### EXERCISE DESCRIPTION:
Find each line containing the word "code" and report how many there are. Add nothing else.

>> start EXTRACTED RECORDS

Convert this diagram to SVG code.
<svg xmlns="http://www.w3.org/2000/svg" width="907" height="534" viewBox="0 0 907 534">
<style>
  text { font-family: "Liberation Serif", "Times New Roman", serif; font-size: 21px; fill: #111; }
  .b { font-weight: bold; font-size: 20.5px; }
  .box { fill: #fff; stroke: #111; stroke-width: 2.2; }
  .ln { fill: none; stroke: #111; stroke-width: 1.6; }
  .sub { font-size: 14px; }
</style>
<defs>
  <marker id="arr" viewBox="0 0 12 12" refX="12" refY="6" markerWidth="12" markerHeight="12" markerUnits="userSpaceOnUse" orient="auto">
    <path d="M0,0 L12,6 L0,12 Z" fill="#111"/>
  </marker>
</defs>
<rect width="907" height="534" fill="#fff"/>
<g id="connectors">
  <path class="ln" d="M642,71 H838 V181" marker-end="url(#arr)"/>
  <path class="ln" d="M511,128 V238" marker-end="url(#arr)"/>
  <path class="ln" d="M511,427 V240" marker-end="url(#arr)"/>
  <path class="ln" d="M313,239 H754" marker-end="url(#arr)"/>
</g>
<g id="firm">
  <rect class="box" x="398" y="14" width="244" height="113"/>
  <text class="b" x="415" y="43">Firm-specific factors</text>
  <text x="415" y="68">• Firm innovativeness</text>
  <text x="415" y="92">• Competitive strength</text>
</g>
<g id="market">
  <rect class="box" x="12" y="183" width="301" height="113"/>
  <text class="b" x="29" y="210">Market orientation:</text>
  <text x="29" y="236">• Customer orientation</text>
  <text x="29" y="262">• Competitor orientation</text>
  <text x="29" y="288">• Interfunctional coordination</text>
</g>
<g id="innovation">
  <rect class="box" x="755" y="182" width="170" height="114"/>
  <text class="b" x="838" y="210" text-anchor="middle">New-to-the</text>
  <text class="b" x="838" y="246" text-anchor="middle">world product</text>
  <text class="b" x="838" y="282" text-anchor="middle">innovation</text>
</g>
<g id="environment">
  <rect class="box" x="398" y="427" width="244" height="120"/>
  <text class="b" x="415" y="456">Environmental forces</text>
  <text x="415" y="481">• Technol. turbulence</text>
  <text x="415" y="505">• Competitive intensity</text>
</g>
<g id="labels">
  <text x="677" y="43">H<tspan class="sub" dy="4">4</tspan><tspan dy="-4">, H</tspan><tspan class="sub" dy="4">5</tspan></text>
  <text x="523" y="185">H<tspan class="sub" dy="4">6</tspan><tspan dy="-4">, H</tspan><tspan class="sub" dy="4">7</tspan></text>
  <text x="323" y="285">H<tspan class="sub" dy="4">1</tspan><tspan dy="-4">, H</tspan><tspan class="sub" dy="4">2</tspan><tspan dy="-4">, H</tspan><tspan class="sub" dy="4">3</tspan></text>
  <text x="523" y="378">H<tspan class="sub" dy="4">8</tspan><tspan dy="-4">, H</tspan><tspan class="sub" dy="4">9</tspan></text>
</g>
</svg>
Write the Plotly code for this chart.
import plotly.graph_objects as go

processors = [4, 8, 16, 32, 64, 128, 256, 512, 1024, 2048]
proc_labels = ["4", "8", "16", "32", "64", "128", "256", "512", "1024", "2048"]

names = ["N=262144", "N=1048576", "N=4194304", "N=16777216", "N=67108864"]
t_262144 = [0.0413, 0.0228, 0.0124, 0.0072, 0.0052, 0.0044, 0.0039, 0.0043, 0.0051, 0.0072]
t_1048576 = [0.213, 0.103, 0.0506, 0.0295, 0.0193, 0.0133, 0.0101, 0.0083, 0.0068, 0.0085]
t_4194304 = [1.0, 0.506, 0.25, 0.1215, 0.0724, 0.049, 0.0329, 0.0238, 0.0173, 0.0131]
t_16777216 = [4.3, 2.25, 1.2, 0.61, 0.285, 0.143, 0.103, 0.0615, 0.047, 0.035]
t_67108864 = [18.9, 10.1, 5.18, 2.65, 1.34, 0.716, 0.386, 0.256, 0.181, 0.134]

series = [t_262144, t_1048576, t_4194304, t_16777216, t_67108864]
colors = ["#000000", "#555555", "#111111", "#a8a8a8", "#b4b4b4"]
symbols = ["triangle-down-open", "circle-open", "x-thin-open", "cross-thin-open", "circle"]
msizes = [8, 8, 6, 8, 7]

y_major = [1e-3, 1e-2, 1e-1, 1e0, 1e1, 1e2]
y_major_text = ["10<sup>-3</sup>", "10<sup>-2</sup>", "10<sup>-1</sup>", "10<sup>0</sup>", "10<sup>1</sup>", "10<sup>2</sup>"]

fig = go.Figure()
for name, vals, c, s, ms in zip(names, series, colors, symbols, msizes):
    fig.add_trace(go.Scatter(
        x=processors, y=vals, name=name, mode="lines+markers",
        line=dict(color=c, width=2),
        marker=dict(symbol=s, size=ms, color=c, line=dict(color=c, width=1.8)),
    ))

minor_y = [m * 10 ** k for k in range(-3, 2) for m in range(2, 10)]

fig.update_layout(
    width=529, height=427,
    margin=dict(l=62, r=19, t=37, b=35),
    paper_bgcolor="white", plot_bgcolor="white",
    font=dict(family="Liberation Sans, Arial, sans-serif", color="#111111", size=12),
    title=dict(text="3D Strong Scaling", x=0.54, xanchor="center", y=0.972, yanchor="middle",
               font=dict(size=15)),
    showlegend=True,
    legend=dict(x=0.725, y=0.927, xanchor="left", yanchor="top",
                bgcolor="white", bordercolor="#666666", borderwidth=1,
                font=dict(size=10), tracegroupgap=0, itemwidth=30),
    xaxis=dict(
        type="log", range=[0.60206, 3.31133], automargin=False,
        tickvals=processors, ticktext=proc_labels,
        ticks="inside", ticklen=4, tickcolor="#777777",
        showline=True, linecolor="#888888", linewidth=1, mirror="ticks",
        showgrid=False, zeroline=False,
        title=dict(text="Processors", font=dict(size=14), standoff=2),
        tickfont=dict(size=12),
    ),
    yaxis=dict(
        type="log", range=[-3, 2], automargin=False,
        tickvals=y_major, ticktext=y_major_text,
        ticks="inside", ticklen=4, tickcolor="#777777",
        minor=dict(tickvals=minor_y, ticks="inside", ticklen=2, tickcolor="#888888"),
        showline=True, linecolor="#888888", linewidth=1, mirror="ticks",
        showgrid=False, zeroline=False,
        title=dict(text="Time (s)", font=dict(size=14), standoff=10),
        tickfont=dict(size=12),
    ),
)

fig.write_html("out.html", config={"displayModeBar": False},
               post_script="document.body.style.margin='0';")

>> end EXTRACTED RECORDS
>> start EXTRACTED RECORDS

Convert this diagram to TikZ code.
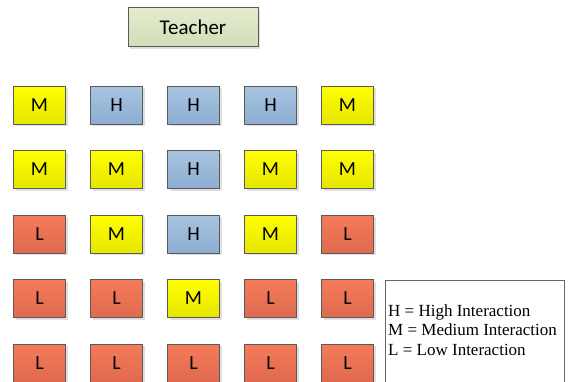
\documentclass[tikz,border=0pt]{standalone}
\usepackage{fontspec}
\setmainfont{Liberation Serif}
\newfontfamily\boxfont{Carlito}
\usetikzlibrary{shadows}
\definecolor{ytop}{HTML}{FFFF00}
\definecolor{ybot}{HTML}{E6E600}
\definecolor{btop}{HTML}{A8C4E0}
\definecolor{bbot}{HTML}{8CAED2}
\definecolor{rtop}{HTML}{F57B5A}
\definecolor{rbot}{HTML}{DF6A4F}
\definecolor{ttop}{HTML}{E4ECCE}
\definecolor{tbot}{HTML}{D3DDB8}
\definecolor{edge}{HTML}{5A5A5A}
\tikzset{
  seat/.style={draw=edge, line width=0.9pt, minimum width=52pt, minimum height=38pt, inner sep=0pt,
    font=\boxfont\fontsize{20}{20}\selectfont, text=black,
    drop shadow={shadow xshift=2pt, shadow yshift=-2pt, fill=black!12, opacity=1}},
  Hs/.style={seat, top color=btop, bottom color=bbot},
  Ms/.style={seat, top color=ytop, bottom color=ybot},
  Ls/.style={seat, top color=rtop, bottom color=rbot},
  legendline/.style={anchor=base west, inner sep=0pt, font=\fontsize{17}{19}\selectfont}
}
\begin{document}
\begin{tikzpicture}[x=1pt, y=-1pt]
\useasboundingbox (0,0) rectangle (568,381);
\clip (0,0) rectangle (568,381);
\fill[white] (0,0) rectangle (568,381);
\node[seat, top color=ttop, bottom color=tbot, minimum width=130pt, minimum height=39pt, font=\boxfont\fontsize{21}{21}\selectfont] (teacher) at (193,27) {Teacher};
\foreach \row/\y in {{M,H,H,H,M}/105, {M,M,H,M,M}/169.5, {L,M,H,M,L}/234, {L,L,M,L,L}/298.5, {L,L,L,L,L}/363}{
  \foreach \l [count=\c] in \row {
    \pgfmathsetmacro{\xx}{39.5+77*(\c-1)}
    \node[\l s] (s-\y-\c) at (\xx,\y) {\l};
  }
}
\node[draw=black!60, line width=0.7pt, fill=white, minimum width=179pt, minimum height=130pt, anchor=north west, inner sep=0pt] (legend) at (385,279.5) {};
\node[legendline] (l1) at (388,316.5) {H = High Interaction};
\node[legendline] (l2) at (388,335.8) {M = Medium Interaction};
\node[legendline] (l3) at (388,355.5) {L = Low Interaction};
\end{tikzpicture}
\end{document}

>> end EXTRACTED RECORDS
>> start EXTRACTED RECORDS

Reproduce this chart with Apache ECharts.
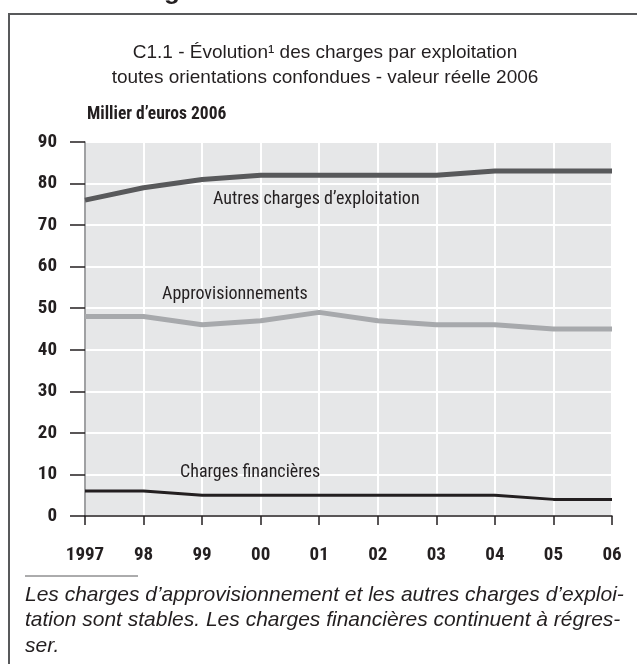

>> end EXTRACTED RECORDS

### COMPLETE RESPONSE:
3